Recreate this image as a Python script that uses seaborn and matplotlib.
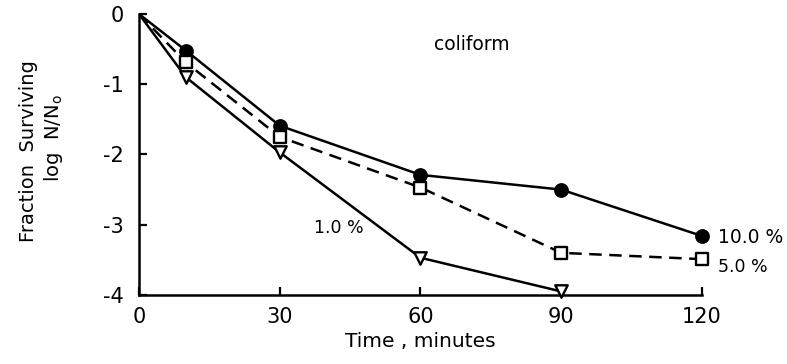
import matplotlib
matplotlib.use("Agg")
import matplotlib.pyplot as plt
import seaborn as sns
import pandas as pd

sns.set_theme(style="white")
plt.rcParams['font.family'] = ['DejaVu Sans']
plt.rcParams['text.color'] = 'black'
plt.rcParams['axes.labelcolor'] = 'black'
plt.rcParams['xtick.color'] = 'black'
plt.rcParams['ytick.color'] = 'black'

time_10 = [0, 10, 30, 60, 90, 120]
logsurv_10 = [0.0, -0.52, -1.59, -2.29, -2.50, -3.16]
time_5 = [0, 10, 30, 60, 90, 120]
logsurv_5 = [0.0, -0.69, -1.75, -2.47, -3.40, -3.49]
time_1 = [0, 10, 30, 60, 90]
logsurv_1 = [0.0, -0.90, -1.97, -3.47, -3.95]

series = [
    ("10.0 %", time_10, logsurv_10, "o", "black", "-"),
    ("5.0 %", time_5, logsurv_5, "s", "white", (0, (5, 3))),
    ("1.0 %", time_1, logsurv_1, "v", "white", "-"),
]

fig = plt.figure(figsize=(7.87, 3.64), dpi=100)
ax = fig.add_axes([0.1766, 0.1896, 0.7154, 0.7719])

for name, t, v, mk, fc, ls in series:
    df = pd.DataFrame({"t": t, "v": v})
    sns.lineplot(data=df, x="t", y="v", ax=ax, color="black", lw=1.8,
                 linestyle=ls, sort=False)
    sub = df[df["t"] > 0]
    sns.scatterplot(data=sub, x="t", y="v", ax=ax, marker=mk, s=80,
                    facecolor=fc, edgecolor="black", linewidth=1.7,
                    zorder=5, clip_on=False)

ax.set_xlim(0, 120)
ax.set_ylim(-4, 0)
ax.set_xticks([0, 30, 60, 90, 120])
ax.set_yticks([0, -1, -2, -3, -4])
ax.set_yticklabels(["0", "-1", "-2", "-3", "-4"])
for s in ["top", "right"]:
    ax.spines[s].set_visible(False)
for s in ["left", "bottom"]:
    ax.spines[s].set_color("black")
    ax.spines[s].set_linewidth(1.8)
ax.tick_params(axis="both", direction="in", length=6, width=1.6,
               colors="black", labelsize=15, pad=9,
               left=True, bottom=True)
ax.tick_params(axis="y", pad=11)
ax.set_xlabel("Time , minutes", fontsize=14.5, labelpad=3, color="black")
ax.set_ylabel("")

fig.text(0.036, 0.585, "Fraction  Surviving", rotation=90, fontsize=14,
         ha="center", va="center", color="black")
fig.text(0.068, 0.62, "log  N/N$_\\mathregular{o}$", rotation=90, fontsize=14,
         ha="center", va="center", color="black")

ax.text(71, -0.43, "coliform", fontsize=13.5, ha="center", va="center", color="black")
ax.text(42.5, -3.05, "1.0 %", fontsize=12.5, ha="center", va="center", color="black")
ax.text(123.5, -3.18, "10.0 %", fontsize=13.5, ha="left", va="center",
        clip_on=False, color="black")
ax.text(123.5, -3.6, "5.0 %", fontsize=12.5, ha="left", va="center",
        clip_on=False, color="black")

fig.savefig("out.png", dpi=100, facecolor="white")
* * * *
SHORT PROBLEM ▸
Go from the first line of the data above to the line containing "plt.rcParams['ytick.color'] = 'black'" and retype exactly those lines, both included, but none of the pictures.

EXERCISE SOLUTION ▸
Recreate this image as a Python script that uses seaborn and matplotlib.
import matplotlib
matplotlib.use("Agg")
import matplotlib.pyplot as plt
import seaborn as sns
import pandas as pd

sns.set_theme(style="white")
plt.rcParams['font.family'] = ['DejaVu Sans']
plt.rcParams['text.color'] = 'black'
plt.rcParams['axes.labelcolor'] = 'black'
plt.rcParams['xtick.color'] = 'black'
plt.rcParams['ytick.color'] = 'black'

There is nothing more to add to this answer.